15. Ms Brocklesby-Weller submitted in response that the historic diaspora activity point was important because the decision centred on current risk from the Sri Lankan authorities. Recent interest in the respondent was not borne out in the reasons.
16. I find that Ms Brocklesby-Weller was correct not to pursue the second ground of appeal which asserted that the judge erred in law by failing to take into account and/or resolve conflicts of fact or opinion on material matters. That ground is based upon the failure of the judge to resolve whether the respondent was released on a bribe and if he was whether that indicated that he was of no adverse interest. The ground is clearly misconceived. In GJ, Professor Good gave evidence summarised at paragraph 113 (approved at paragraph 262) confirming that release through payment of a bribe was extremely common and release did not necessarily indicate a lack of further adverse interest. Mr Anton Puethanayagam, Attorney at Law, gave evidence at paragraph 146 (found at paragraph 275 to be useful and reliable) that it cannot be argued that only people of low interest to the authorities are able to secure release through a bribe. Detainees may be released following payment of a bribe even if they are of significant adverse interest to the authorities. I find that the judge did not err in law on this issue.

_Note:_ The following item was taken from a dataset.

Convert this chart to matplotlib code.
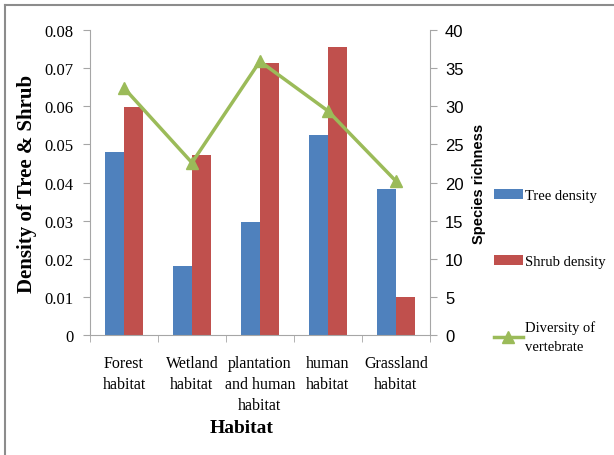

17. The first ground of appeal has more substance. At paragraph 29 of the decision, the judge found that the respondent was at risk because he was Sinhalese and assisted the LTTE during the war. The judge considered that there was a real risk that the authorities would consider that the respondent retained his political convictions and as a result would pose a current threat to the integrity of Sri Lanka as a single state. The difficulty with the judge's approach is that any Sri Lankan of Sinhalese ethnicity who supported the LTTE during the civil war would qualify. That is a category not recognised in GJ and the judge's approach runs contrary to the general recognition in GJ that the Sri Lankan authorities operate on the basis of sophisticated intelligence rather than simply assessing threat on the basis of ethnicity. I find that the judge has failed to give sufficient reasons for finding that the respondent was at risk of detention on return.

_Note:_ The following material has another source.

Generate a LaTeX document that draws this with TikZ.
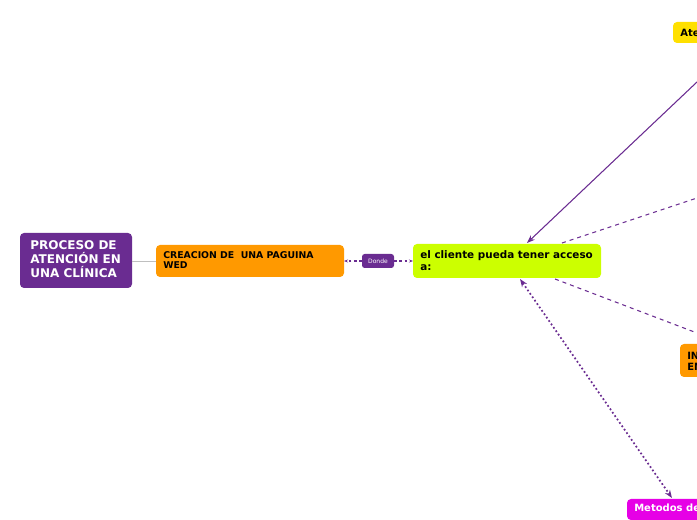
\documentclass[tikz,border=0pt]{standalone}
\usepackage{fontspec}
\setmainfont{DejaVu Sans}
\usetikzlibrary{arrows.meta}
\definecolor{morado}{HTML}{6A2C91}
\definecolor{naranja}{HTML}{FF9900}
\definecolor{lima}{HTML}{CCFF00}
\definecolor{amarillo}{HTML}{FFE000}
\definecolor{magenta}{HTML}{E600E6}
\tikzset{
  caja/.style={rounded corners=3pt, anchor=north west, align=left, inner sep=0pt, font=\bfseries\fontsize{7.5}{8}\selectfont},
  enlace/.style={draw=morado, line width=0.8pt}
}
\begin{document}
\begin{tikzpicture}[x=0.75pt,y=-0.75pt]
	\useasboundingbox (0,0) rectangle (697,520);
	\clip (0,0) rectangle (697,520);

	\fill[morado, rounded corners=3pt] (20,233) rectangle (132,288);
	\node[caja, text=white, font=\bfseries\fontsize{9}{10.5}\selectfont] (proceso) at (30,240) {PROCESO DE\\ATENCIÓN EN\\UNA CLÍNICA};
	\coordinate (procesoE) at (132,261);

	\fill[naranja, rounded corners=3pt] (156,245) rectangle (344,277);
	\node[caja, font=\bfseries\fontsize{7}{7.5}\selectfont] (creacion) at (163,251) {CREACION DE\ \ UNA PAGUINA\\WED};
	\coordinate (creacionW) at (156,261);
	\coordinate (creacionE) at (344,261);

	\fill[morado, rounded corners=2pt] (362,254) rectangle (394,268);
	\node[text=white, font=\fontsize{4.5}{5}\selectfont, inner sep=0pt] (donde) at (378,261) {Donde};
	\coordinate (dondeW) at (362,261);
	\coordinate (dondeE) at (394,261);

	\fill[lima, rounded corners=3pt] (413,244) rectangle (601,278);
	\node[caja, font=\bfseries\fontsize{7.8}{9}\selectfont] (cliente) at (420,250) {el cliente pueda tener acceso\\a:};
	\coordinate (clienteW) at (413,261);

	\fill[amarillo, rounded corners=3pt] (673,22) rectangle (760,43);
	\node[caja] (atencion) at (680,28) {Atención};

	\fill[naranja, rounded corners=3pt] (680,344) rectangle (780,377);
	\node[caja] (info) at (687,350) {INFORMACIÓN\\EN};

	\fill[magenta, rounded corners=3pt] (627,499) rectangle (760,520);
	\node[caja, text=white] (metodos) at (634,504) {Metodos de pago};

	\draw[gray!50, line width=0.6pt] (procesoE) -- (creacionW);
	\draw[enlace, dash pattern=on 2pt off 2pt, -{Stealth[length=3pt]}] (dondeW) -- (creacionE);
	\draw[enlace, dash pattern=on 2pt off 2pt, -{Stealth[length=3pt]}] (dondeE) -- (clienteW);
	\draw[enlace, -{Stealth[length=6pt]}] (697,82) -- (527,243);
	\draw[enlace, dash pattern=on 3pt off 3pt] (562,243) -- (697,198);
	\draw[enlace, dash pattern=on 3pt off 3pt] (555,279) -- (697,333);
	\draw[enlace, line width=1.3pt, dash pattern=on 1.3pt off 1.8pt, {Stealth[length=6pt]}-{Stealth[length=6pt]}] (520,279) -- (672,498);
\end{tikzpicture}
\end{document}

18. However, the findings of fact are incomplete and there is no reason why the respondent should be deprived of the favourable findings of fact that appear at paragraphs 24-25 of the decision. In particular, there is no finding of fact in relation to the respondent's evidence that the authorities had been visiting the family home and asking about his whereabouts. If the Sri Lankan authorities have been actively seeking the respondent since he left Sri Lanka then that might be compelling evidence of risk of detention on return. I reject the submission that the issue can be presumed in the respondent's favour. Further findings of fact are required but there is no reason why those findings cannot be made by the previous judge.
19. Thus, the First-tier Tribunal's decision to allow the respondent's appeal on asylum grounds involved the making of an error of law and its decision cannot stand.
Decision
20. Both representatives invited me to consider a further hearing in the First-tier Tribunal if I set aside the judge's decision. Bearing in mind paragraph 7.2 of the Senior President's Practice Statements I consider that an appropriate course of action. I preserve the findings of fact made at paragraphs 23-25 of the decision.
21. Consequently, I set aside the decision of the First-tier Tribunal. I order the appeal to be heard again in the First-Tier Tribunal to be determined by First-tier Tribunal Judge Eban. The purpose of the further hearing is to determine the outstanding matters of fact and then to apply the country guidance to the respondent's asylum claim.